日本共産党東京都議団(曽根はじめ団長、19人)は29日、小池百合子知事に対して、9月1日の「関東大震災朝鮮人犠牲者追悼式典」への追悼文の送付中止を撤回し、例年通り速やかに送付するよう要請しました。
河野ゆりえ都議が政策企画局の大野貴史・知事秘書担当課長に要請書を手渡し、大山とも子都議団幹事長が趣旨を説明しました。大野氏は「知事に伝えさせていただきます」と答えました。
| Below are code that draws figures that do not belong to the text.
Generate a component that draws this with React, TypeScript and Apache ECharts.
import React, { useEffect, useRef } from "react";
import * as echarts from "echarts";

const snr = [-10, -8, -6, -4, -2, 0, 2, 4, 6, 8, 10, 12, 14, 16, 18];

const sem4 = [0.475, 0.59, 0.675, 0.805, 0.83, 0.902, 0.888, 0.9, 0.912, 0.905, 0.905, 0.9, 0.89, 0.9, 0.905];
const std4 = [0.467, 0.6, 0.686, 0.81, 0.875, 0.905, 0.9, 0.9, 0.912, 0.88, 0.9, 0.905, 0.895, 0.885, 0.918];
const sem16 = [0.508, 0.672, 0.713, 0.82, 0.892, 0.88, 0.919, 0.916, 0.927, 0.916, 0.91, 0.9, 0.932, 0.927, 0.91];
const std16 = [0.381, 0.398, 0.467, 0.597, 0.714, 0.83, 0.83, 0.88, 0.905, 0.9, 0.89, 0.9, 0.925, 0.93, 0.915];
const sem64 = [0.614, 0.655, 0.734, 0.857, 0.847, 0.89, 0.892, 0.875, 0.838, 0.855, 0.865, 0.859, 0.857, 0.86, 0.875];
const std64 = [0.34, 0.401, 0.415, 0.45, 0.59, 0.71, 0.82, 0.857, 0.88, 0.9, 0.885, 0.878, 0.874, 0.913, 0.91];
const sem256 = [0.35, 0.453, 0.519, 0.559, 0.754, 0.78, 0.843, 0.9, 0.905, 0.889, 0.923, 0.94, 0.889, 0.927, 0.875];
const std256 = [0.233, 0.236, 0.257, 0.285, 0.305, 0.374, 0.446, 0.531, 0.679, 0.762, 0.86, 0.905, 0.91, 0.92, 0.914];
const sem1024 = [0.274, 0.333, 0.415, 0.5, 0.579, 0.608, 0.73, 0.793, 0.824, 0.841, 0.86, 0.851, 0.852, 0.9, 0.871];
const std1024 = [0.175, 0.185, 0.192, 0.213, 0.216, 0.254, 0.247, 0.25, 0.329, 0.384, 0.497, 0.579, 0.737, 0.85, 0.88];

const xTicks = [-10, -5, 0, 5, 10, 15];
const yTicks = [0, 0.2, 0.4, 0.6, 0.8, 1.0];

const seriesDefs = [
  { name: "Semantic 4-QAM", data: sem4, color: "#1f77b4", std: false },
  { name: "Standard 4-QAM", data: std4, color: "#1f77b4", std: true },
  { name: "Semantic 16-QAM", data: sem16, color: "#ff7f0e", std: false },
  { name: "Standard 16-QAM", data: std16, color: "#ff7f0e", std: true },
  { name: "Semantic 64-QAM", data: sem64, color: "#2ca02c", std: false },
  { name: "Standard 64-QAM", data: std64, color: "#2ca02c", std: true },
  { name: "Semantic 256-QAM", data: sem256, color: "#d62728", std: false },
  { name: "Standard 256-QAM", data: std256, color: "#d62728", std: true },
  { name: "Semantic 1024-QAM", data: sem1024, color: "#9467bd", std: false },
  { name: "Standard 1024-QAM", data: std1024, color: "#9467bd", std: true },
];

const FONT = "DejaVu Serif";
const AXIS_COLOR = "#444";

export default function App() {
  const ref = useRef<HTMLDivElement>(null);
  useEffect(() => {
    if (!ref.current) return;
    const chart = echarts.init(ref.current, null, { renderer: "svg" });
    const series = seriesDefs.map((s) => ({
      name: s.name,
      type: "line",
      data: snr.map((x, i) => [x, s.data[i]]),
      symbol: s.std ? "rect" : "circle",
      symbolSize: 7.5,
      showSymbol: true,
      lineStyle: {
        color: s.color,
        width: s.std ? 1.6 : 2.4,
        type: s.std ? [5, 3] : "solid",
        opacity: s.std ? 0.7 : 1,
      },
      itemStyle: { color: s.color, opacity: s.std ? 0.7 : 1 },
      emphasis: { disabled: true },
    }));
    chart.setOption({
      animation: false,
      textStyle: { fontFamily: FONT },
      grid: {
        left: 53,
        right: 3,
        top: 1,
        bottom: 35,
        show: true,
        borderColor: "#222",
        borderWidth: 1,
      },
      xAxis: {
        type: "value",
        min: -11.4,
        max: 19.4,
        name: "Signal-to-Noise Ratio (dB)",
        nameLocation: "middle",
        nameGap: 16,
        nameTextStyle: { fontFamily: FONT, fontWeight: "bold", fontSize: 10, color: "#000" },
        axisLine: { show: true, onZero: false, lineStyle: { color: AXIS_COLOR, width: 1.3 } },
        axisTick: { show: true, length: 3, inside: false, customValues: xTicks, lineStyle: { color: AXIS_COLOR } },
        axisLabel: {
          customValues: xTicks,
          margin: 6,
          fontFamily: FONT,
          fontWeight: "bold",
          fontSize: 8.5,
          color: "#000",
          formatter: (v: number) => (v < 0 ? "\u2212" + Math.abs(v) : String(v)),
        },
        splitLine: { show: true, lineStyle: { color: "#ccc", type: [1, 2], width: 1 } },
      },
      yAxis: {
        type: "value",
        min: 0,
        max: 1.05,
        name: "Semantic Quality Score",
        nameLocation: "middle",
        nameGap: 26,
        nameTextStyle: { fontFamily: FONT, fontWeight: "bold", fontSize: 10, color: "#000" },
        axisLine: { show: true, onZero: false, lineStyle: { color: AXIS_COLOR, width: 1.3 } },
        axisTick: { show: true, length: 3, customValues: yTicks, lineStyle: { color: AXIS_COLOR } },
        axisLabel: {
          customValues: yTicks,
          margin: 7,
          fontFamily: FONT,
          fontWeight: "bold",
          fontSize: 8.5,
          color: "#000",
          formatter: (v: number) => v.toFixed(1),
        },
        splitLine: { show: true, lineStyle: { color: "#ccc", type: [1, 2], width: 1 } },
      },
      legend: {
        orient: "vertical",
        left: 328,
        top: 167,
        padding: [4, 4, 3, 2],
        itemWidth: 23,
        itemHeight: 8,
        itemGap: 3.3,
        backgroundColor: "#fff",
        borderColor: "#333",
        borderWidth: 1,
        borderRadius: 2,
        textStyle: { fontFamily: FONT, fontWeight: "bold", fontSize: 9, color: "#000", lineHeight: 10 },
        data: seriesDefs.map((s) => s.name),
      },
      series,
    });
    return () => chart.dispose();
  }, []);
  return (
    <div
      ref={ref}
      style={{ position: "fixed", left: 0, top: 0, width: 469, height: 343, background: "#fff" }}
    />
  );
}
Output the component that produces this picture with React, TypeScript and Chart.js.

1923年の関東大震災で「朝鮮人が井戸に毒を流した」などの流言が広がり、軍隊や警察、自警団によって数千人といわれる朝鮮人、中国人が虐殺されました。日朝協会都連などでつくる実行委員会は73年以降、朝鮮人犠牲者追悼碑のある墨田区の横網公園で追悼式典を実施し、毎年、石原慎太郎都知事をはじめ歴代知事が追悼文を送付してきました。
小池知事は送付取りやめについて「関東大震災遭難者及び都内戦災遭難者慰霊大法要で、関東大震災で犠牲となったすべての方々に追悼の意を表しているので、今回特別な形での追悼文の提出は控えた」(25日の記者会見)と説明しました。
党都議団は申し入れで「民族差別を背景とした朝鮮人の虐殺・加害の歴史を風化・忘却させることにつながる」と指摘。式典主催者や識者などの批判に耳を傾け、2020年東京五輪・パラリンピックの開催都市にふさわしく、人権尊重・平和・友好を世界に発信することが求められていると強調しています。